Une nouvelle technique a toujours besoin de deux tentatives pour s’imposer : une première pour interpeller les esprits et une seconde pour se perfectionner. A cette étape, le marché est finalement prêt à la recevoir grâce à la tendance provoquée par la première. Corollaire : la seconde tentative est toujours moins ambitieuse que la première. Pour s’imposer définitivement, la nouvelle technique est obligée de revoir ses ambitions à la baisse et d’éliminer les facteurs de blocages, serait-ce au détriment de son potentiel… En informatique, toutes les innovations sont d’abord des notions intellectuelles illustrées par une technique embryonnaire initiale qui fait office de prototype de validation.
L’exemple de l’infocentre et de l’intranet
Prenons l’exemple de l’infocentre, inventé à la fin des années soixante-dix; même s’il a permis l’éclosion des L4G, ce format était bien trop prématuré vu l’état de l’art de la technique informatique. Il a fallu dix à quinze ans de plus et l’émergence du client-serveur pour passer de la notion de concept avancé à une réalité pratique exploitée sur les sites des utilisateurs, et ayant des prolongements tels que le DataWarehouse.

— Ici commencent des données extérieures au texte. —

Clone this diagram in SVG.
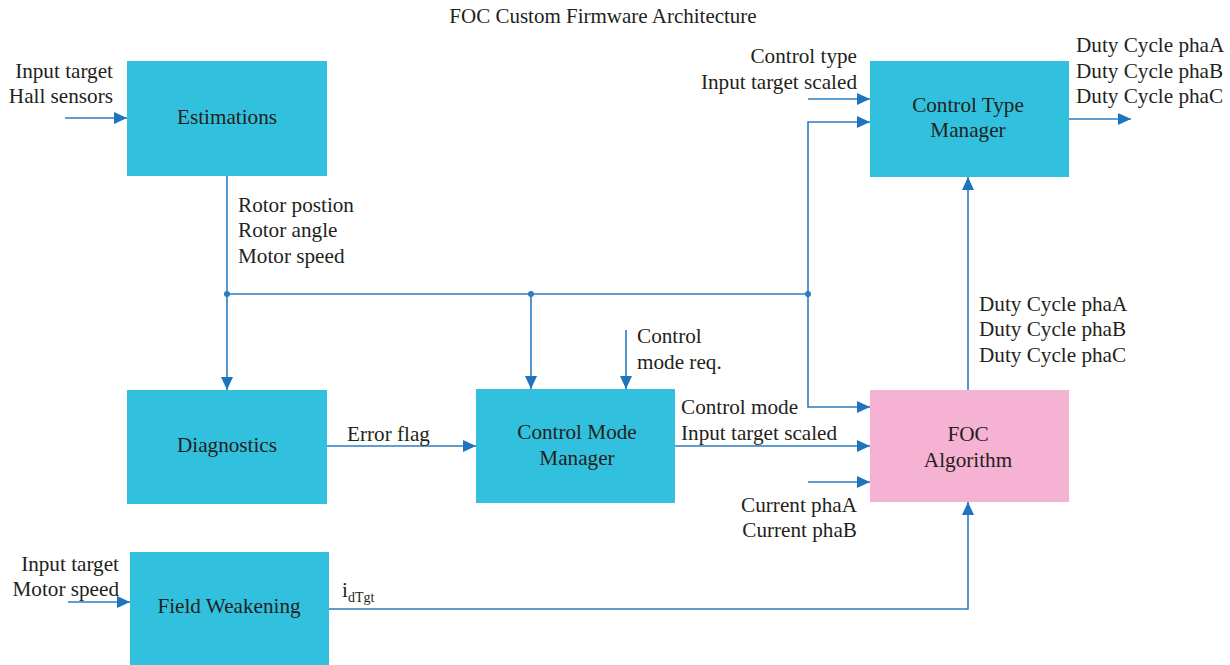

Pareil pour la programmation-objet, inventée il y a déjà plus de vingt ans (!), elle a commencé à être illustrée à grande échelle grâce au langage Smalltalk, mais ce dernier ne résista pas à la vague Java qui va finir de démocratiser ce concept et de le transformer enfin en réalité. Il est d’ailleurs amusant (et significatif) de constater que Java reprend de nombreuses techniques mises au point pour Smalltalk telles que le « ramasse-miettes » (le fameux « garbage collector« ) pour gérer les allocations mémoires.
Vu sous cet angle, on peut dire que l’Intranet n’est jamais que la deuxième vague nécessaire à la finition du client-serveur première version. Revu et corrigé par les standards d’Internet, il gagne au passage sa capacité à être généralisé (grâce à l’effacement du « mur du déploiement ») là où le client-serveur traditionnel était limité au niveau départemental. Rappelons le corollaire du principe des deux tentatives qui est au moins aussi important que le principe lui-même : la seconde est toujours moins ambitieuse que la première. C’est ainsi que l’infocentre s’est spécialisé dans l’accès aux bases de données alors qu’il visait initialement l’autonomie -complète ou quasiment- de l’utilisateur.
L’IA et le principe de transformation
On peut aussi appliquer ce principe, dans une certaine mesure, à l’essor actuel de l’IA. Après une première vague dans les années quatre-vingt où les “systèmes experts” devaient s’imposer à tous, l’IA est entrée dans une période de sommeil sur le plan médiatique, mais les chercheurs ont continué à travailler. Et aujourd’hui, les exploits du “machine learning” semblent bien signifier que la seconde vague de l’IA est engagée.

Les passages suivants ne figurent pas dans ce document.